We can see immediately that the initial conclusion of Essex Police, the belief Sheila was the killer, has something important to commend it: it accords with Occam's razor in that it is the conclusion of the fewest parts. She is severely mentally-ill. She is found with the rifle. All the doors and windows are secure. To make Jeremy the killer, we have jump through lots of hoops, answering lots of different questions and solving riddles and problems. These questions, and others, and various problems with the evidence, in my view must lead to a position of reasonable doubt about Jeremy's legal guilt, which means that if he is factually guilty, his plan came dangerously close to succeeding and was only foiled by the doubts of one or two detectives, prompted by the observation of certain highly-subjective and contestable behavioural clues in the aftermath, the evidence of Julie Mugford (to whom he told everything), and the failure of the majority of the trial jury to observe the law and apply the correct standard of proof.

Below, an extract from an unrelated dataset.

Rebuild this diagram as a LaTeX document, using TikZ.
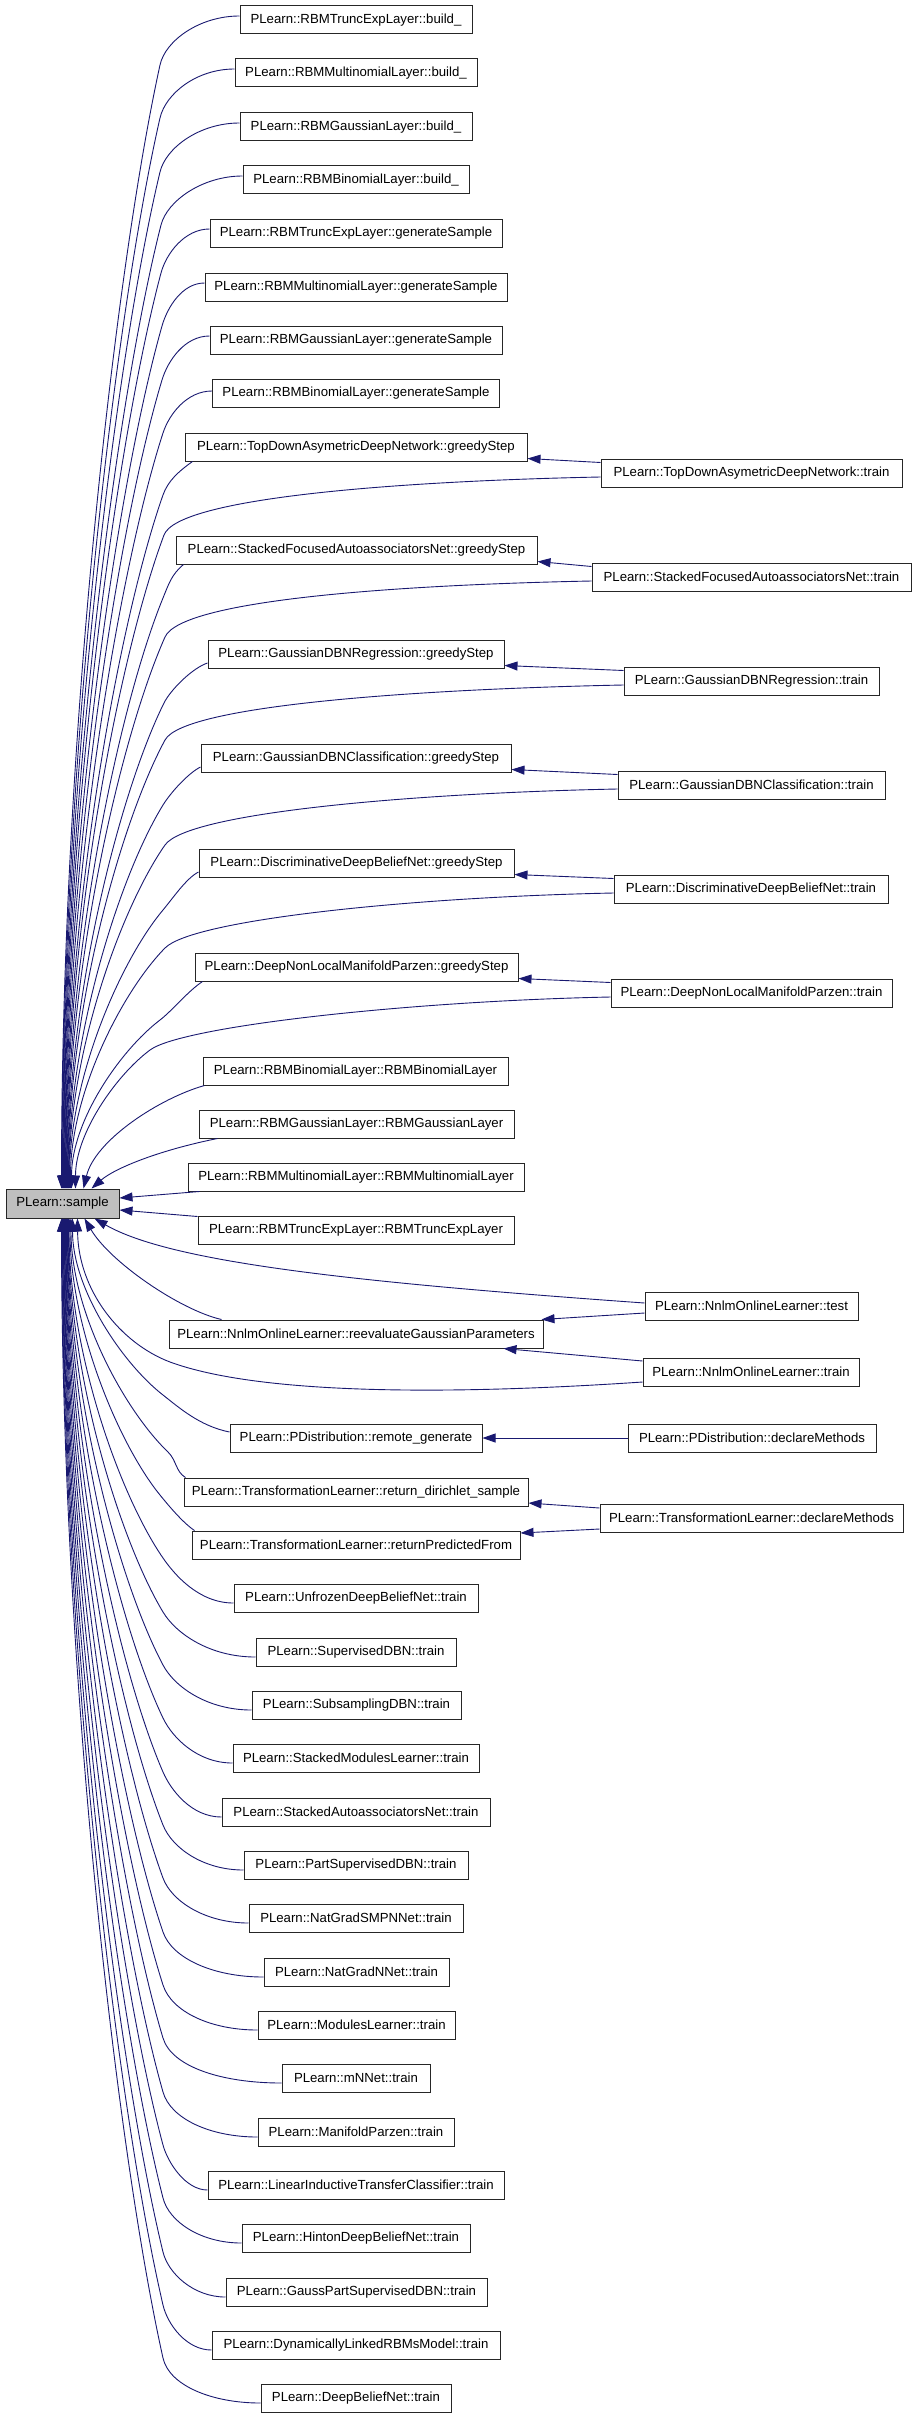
\documentclass[tikz,border=0pt]{standalone}
\usepackage{fontspec}
\setmainfont{Liberation Sans}
\usetikzlibrary{arrows.meta,calc}
\definecolor{navyedge}{HTML}{191970}
\definecolor{samplegray}{HTML}{BFBFBF}
\tikzset{
  fnbox/.style={draw=black!85, line width=1pt, fill=white, rectangle, minimum height=28pt, inner xsep=4pt, font=\fontsize{13.2}{15}\selectfont},
  callarr/.style={draw=navyedge, line width=0.9pt, -{Triangle[length=13pt,width=9pt]}}
}
\newcommand\fanedge[5]{%
  \coordinate (fA) at #1;
  \coordinate (fT) at #3;
  \coordinate (fS) at #4;
  \coordinate (fM) at ($(fS|-fT)!0.4!(fS)$);
  \coordinate (fC) at ($(fS)!0.4!(fS|-fT)$);
  \draw[callarr] (fA) .. controls ($(fA)+#2$) and ($(fT)!-#5pt!(fM)$) .. (fT) .. controls ($(fT)!0.45!(fM)$) and (fC) .. (fS);
}
\begin{document}
\begin{tikzpicture}[x=1pt,y=-1pt]
\useasboundingbox (0,0) rectangle (912,2419);
% callee
\node[fnbox, fill=samplegray, minimum width=113pt, minimum height=29pt] (sample) at (62.5,1203.5) {PLearn::sample};
% middle column
\node[fnbox, minimum width=232pt] (n1) at (356,20) {PLearn::RBMTruncExpLayer::build\_};
\node[fnbox, minimum width=242pt] (n2) at (356,73) {PLearn::RBMMultinomialLayer::build\_};
\node[fnbox, minimum width=232pt] (n3) at (356,127) {PLearn::RBMGaussianLayer::build\_};
\node[fnbox, minimum width=226pt] (n4) at (356,180) {PLearn::RBMBinomialLayer::build\_};
\node[fnbox, minimum width=292pt] (n5) at (356,233) {PLearn::RBMTruncExpLayer::generateSample};
\node[fnbox, minimum width=302pt] (n6) at (356,287) {PLearn::RBMMultinomialLayer::generateSample};
\node[fnbox, minimum width=292pt] (n7) at (356,340) {PLearn::RBMGaussianLayer::generateSample};
\node[fnbox, minimum width=287pt] (n8) at (356,393) {PLearn::RBMBinomialLayer::generateSample};
\node[fnbox, minimum width=342pt] (n9) at (356,447) {PLearn::TopDownAsymetricDeepNetwork::greedyStep};
\node[fnbox, minimum width=361pt] (n10) at (356.5,550) {PLearn::StackedFocusedAutoassociatorsNet::greedyStep};
\node[fnbox, minimum width=296pt] (n11) at (356,654) {PLearn::GaussianDBNRegression::greedyStep};
\node[fnbox, minimum width=310pt] (n12) at (356,758) {PLearn::GaussianDBNClassification::greedyStep};
\node[fnbox, minimum width=315pt] (n13) at (356.5,863) {PLearn::DiscriminativeDeepBeliefNet::greedyStep};
\node[fnbox, minimum width=323pt] (n14) at (356.5,967) {PLearn::DeepNonLocalManifoldParzen::greedyStep};
\node[fnbox, minimum width=305pt] (n15) at (355.5,1071) {PLearn::RBMBinomialLayer::RBMBinomialLayer};
\node[fnbox, minimum width=315pt] (n16) at (356.5,1124) {PLearn::RBMGaussianLayer::RBMGaussianLayer};
\node[fnbox, minimum width=336pt] (n17) at (356,1177) {PLearn::RBMMultinomialLayer::RBMMultinomialLayer};
\node[fnbox, minimum width=316pt] (n18) at (356,1230) {PLearn::RBMTruncExpLayer::RBMTruncExpLayer};
\node[fnbox, minimum width=374pt] (n19) at (356,1334) {PLearn::NnlmOnlineLearner::reevaluateGaussianParameters};
\node[fnbox, minimum width=252pt] (n20) at (356,1438) {PLearn::PDistribution::remote\_generate};
\node[fnbox, minimum width=344pt] (n21) at (356,1492) {PLearn::TransformationLearner::return\_dirichlet\_sample};
\node[fnbox, minimum width=328pt] (n22) at (356,1545) {PLearn::TransformationLearner::returnPredictedFrom};
\node[fnbox, minimum width=244pt] (n23) at (356,1598) {PLearn::UnfrozenDeepBeliefNet::train};
\node[fnbox, minimum width=200pt] (n24) at (356,1652) {PLearn::SupervisedDBN::train};
\node[fnbox, minimum width=209pt] (n25) at (356.5,1705) {PLearn::SubsamplingDBN::train};
\node[fnbox, minimum width=246pt] (n26) at (356,1758) {PLearn::StackedModulesLearner::train};
\node[fnbox, minimum width=268pt] (n27) at (356,1812) {PLearn::StackedAutoassociatorsNet::train};
\node[fnbox, minimum width=224pt] (n28) at (356,1865) {PLearn::PartSupervisedDBN::train};
\node[fnbox, minimum width=214pt] (n29) at (356,1918) {PLearn::NatGradSMPNNet::train};
\node[fnbox, minimum width=185pt] (n30) at (356.5,1972) {PLearn::NatGradNNet::train};
\node[fnbox, minimum width=197pt] (n31) at (356.5,2025) {PLearn::ModulesLearner::train};
\node[fnbox, minimum width=148pt] (n32) at (356,2078) {PLearn::mNNet::train};
\node[fnbox, minimum width=196pt] (n33) at (356,2132) {PLearn::ManifoldParzen::train};
\node[fnbox, minimum width=296pt] (n34) at (356,2185) {PLearn::LinearInductiveTransferClassifier::train};
\node[fnbox, minimum width=228pt] (n35) at (356,2238) {PLearn::HintonDeepBeliefNet::train};
\node[fnbox, minimum width=261pt] (n36) at (356.5,2292) {PLearn::GaussPartSupervisedDBN::train};
\node[fnbox, minimum width=288pt] (n37) at (356,2345) {PLearn::DynamicallyLinkedRBMsModel::train};
\node[fnbox, minimum width=190pt] (n38) at (356,2398) {PLearn::DeepBeliefNet::train};
% right column
\node[fnbox, minimum width=301pt] (t9) at (751.5,473) {PLearn::TopDownAsymetricDeepNetwork::train};
\node[fnbox, minimum width=319pt] (t10) at (751.5,577) {PLearn::StackedFocusedAutoassociatorsNet::train};
\node[fnbox, minimum width=255pt] (t11) at (751.5,681) {PLearn::GaussianDBNRegression::train};
\node[fnbox, minimum width=267pt] (t12) at (751.5,785) {PLearn::GaussianDBNClassification::train};
\node[fnbox, minimum width=274pt] (t13) at (751,889) {PLearn::DiscriminativeDeepBeliefNet::train};
\node[fnbox, minimum width=281pt] (t14) at (751.5,993) {PLearn::DeepNonLocalManifoldParzen::train};
\node[fnbox, minimum width=213pt] (tt) at (751.5,1306) {PLearn::NnlmOnlineLearner::test};
\node[fnbox, minimum width=216pt] (tn) at (751,1372) {PLearn::NnlmOnlineLearner::train};
\node[fnbox, minimum width=248pt] (td) at (752,1438) {PLearn::PDistribution::declareMethods};
\node[fnbox, minimum width=303pt] (tl) at (751.5,1518) {PLearn::TransformationLearner::declareMethods};

% ---- upper fan into sample top
\fanedge{($(n1.west)+(0,-4)$)}{(-40,0)}{(160,65)}{($(sample.north west)+(56,0)$)}{25}
\fanedge{($(n2.west)+(0,-4)$)}{(-38,0)}{(160,118)}{($(sample.north west)+(56.5,0)$)}{25}
\fanedge{($(n3.west)+(0,-4)$)}{(-40,0)}{(160,172)}{($(sample.north west)+(57,0)$)}{25}
\fanedge{($(n4.west)+(0,-4)$)}{(-40,0)}{(161,225)}{($(sample.north west)+(57.5,0)$)}{25}
\fanedge{($(n5.west)+(0,-4)$)}{(-25,0)}{(161,273)}{($(sample.north west)+(58,0)$)}{20}
\fanedge{($(n6.west)+(0,-4)$)}{(-22,0)}{(162,326)}{($(sample.north west)+(58.5,0)$)}{20}
\fanedge{($(n7.west)+(0,-4)$)}{(-25,0)}{(162,380)}{($(sample.north west)+(59,0)$)}{20}
\fanedge{($(n8.west)+(0,-2)$)}{(-25,0)}{(163,433)}{($(sample.north west)+(59.5,0)$)}{20}
\fanedge{($(n9.south west)+(8,0)$)}{(-14,10)}{(163,495)}{($(sample.north west)+(60,0)$)}{15}
\fanedge{($(t9.west)+(0,4)$)}{(-200,4)}{(164,535)}{($(sample.north west)+(60.5,0)$)}{40}
\fanedge{($(n10.south west)+(8,0)$)}{(-12,10)}{(163,598)}{($(sample.north west)+(61,0)$)}{15}
\fanedge{($(t10.west)+(0,4)$)}{(-200,4)}{(165,637)}{($(sample.north west)+(61.5,0)$)}{40}
\fanedge{($(n11.west)+(0,9)$)}{(-15,5)}{(164,703)}{($(sample.north west)+(62,0)$)}{15}
\fanedge{($(t11.west)+(0,4)$)}{(-200,4)}{(165,740)}{($(sample.north west)+(62.5,0)$)}{40}
\fanedge{($(n12.west)+(0,9)$)}{(-12,6)}{(163,805)}{($(sample.north west)+(63,0)$)}{15}
\fanedge{($(t12.west)+(0,4)$)}{(-200,4)}{(165,845)}{($(sample.north west)+(63.5,0)$)}{40}
\fanedge{($(n13.west)+(0,9)$)}{(-12,6)}{(163,910)}{($(sample.north west)+(64,0)$)}{15}
\fanedge{($(t13.west)+(0,4)$)}{(-200,4)}{(165,948)}{($(sample.north west)+(65,0)$)}{40}
\fanedge{($(n14.south west)+(8,0)$)}{(-15,10)}{(160,1020)}{($(sample.north west)+(66,0)$)}{15}
\fanedge{($(t14.west)+(0,4)$)}{(-200,4)}{(150,1050)}{($(sample.north west)+(70,0)$)}{40}
\draw[callarr] ($(n15.south west)+(2,0)$) .. controls (160,1098) and (95,1140) .. ($(sample.north west)+(78,0)$);
\draw[callarr] ($(n16.south west)+(19,0)$) .. controls (160,1150) and (115,1168) .. ($(sample.north west)+(86,0)$);
% side
\draw[callarr] ($(n17.south west)+(12,0)$) -- ($(sample.east)+(0,-5.5)$);
\draw[callarr] ($(n18.north west)+(0,1)$) -- ($(sample.east)+(0,6.5)$);
% ---- lower fan from sample bottom
\draw[callarr] ($(tt.west)+(0,-3)$) .. controls (350,1282) and (170,1262) .. ($(sample.south west)+(89,0)$);
\draw[callarr] ($(n19.north west)+(53,0)$) .. controls (180,1310) and (110,1262) .. ($(sample.south west)+(79,0)$);
\draw[callarr] ($(tn.west)+(0,10)$) .. controls (450,1395) and (260,1395) .. (170,1362) .. controls (120,1343) and (78,1290) .. ($(sample.south west)+(72,0)$);
\fanedge{($(n20.west)+(0,-6)$)}{(-30,-6)}{(163,1395)}{($(sample.south west)+(67,0)$)}{20}
\fanedge{($(n21.north west)+(2,0)$)}{(-10,-6)}{(168,1452)}{($(sample.south west)+(65.5,0)$)}{12}
\fanedge{($(n22.north west)+(3,0)$)}{(-12,-8)}{(160,1495)}{($(sample.south west)+(64.5,0)$)}{12}
\fanedge{($(n23.west)+(0,5)$)}{(-35,0)}{(163,1558)}{($(sample.south west)+(63.5,0)$)}{20}
\fanedge{($(n24.west)+(0,5)$)}{(-46,0)}{(163,1612)}{($(sample.south west)+(63,0)$)}{25}
\fanedge{($(n25.west)+(0,5)$)}{(-44,0)}{(163,1665)}{($(sample.south west)+(62.5,0)$)}{25}
\fanedge{($(n26.west)+(0,5)$)}{(-35,0)}{(163,1718)}{($(sample.south west)+(62,0)$)}{22}
\fanedge{($(n27.west)+(0,5)$)}{(-30,0)}{(163,1772)}{($(sample.south west)+(61.5,0)$)}{20}
\fanedge{($(n28.west)+(0,5)$)}{(-40,0)}{(163,1825)}{($(sample.south west)+(61,0)$)}{25}
\fanedge{($(n29.west)+(0,5)$)}{(-43,0)}{(163,1878)}{($(sample.south west)+(60.5,0)$)}{25}
\fanedge{($(n30.west)+(0,5)$)}{(-50,0)}{(163,1932)}{($(sample.south west)+(60,0)$)}{28}
\fanedge{($(n31.west)+(0,5)$)}{(-47,0)}{(163,1985)}{($(sample.south west)+(59.5,0)$)}{28}
\fanedge{($(n32.west)+(0,5)$)}{(-60,0)}{(163,2038)}{($(sample.south west)+(59,0)$)}{30}
\fanedge{($(n33.west)+(0,5)$)}{(-47,0)}{(163,2092)}{($(sample.south west)+(58.5,0)$)}{28}
\fanedge{($(n34.west)+(0,5)$)}{(-22,0)}{(163,2145)}{($(sample.south west)+(58,0)$)}{18}
\fanedge{($(n35.west)+(0,5)$)}{(-40,0)}{(163,2198)}{($(sample.south west)+(57.5,0)$)}{25}
\fanedge{($(n36.west)+(0,5)$)}{(-32,0)}{(163,2252)}{($(sample.south west)+(57,0)$)}{22}
\fanedge{($(n37.west)+(0,5)$)}{(-25,0)}{(163,2305)}{($(sample.south west)+(56.5,0)$)}{20}
\fanedge{($(n38.west)+(0,5)$)}{(-49,0)}{(163,2358)}{($(sample.south west)+(56,0)$)}{28}
% ---- right column to middle column
\draw[callarr] ($(t9.north west)+(0,4)$) -- ($(n9.south east)+(0,-3)$);
\draw[callarr] ($(t10.north west)+(0,4)$) -- ($(n10.south east)+(0,-3)$);
\draw[callarr] ($(t11.north west)+(0,4)$) -- ($(n11.south east)+(0,-3)$);
\draw[callarr] ($(t12.north west)+(0,4)$) -- ($(n12.south east)+(0,-3)$);
\draw[callarr] ($(t13.north west)+(0,4)$) -- ($(n13.south east)+(0,-3)$);
\draw[callarr] ($(t14.north west)+(0,4)$) -- ($(n14.south east)+(0,-3)$);
\draw[callarr] ($(tt.west)+(0,7)$) -- ($(n19.north east)+(-2,0)$);
\draw[callarr] ($(tn.west)+(0,-11)$) -- ($(n19.south east)+(-40,0)$);
\draw[callarr] (td.west) -- (n20.east);
\draw[callarr] ($(tl.west)+(0,-10)$) -- ($(n21.east)+(0,11)$);
\draw[callarr] ($(tl.west)+(0,11)$) -- ($(n22.east)+(0,-12)$);
\end{tikzpicture}
\end{document}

Some people will dispute this of course and say that the majority jury decision was correct given the evidence of Julie Mugford. Why did Jeremy take the huge risk of telling her everything? Maybe for the reason I allude to above: he thought that his plan had worked and part of him needed to tell somebody, and Julie was his confederate in crime and close confidant. He was a criminal. He had committed a burglary and was a drug dealer and trafficker of drugs, and according to Liz Rimington, he had floated the idea of burgling houses in Goldhanger. Criminals are reckless and make flawed decisions. That's why they are criminals. Maybe that's all there is to it?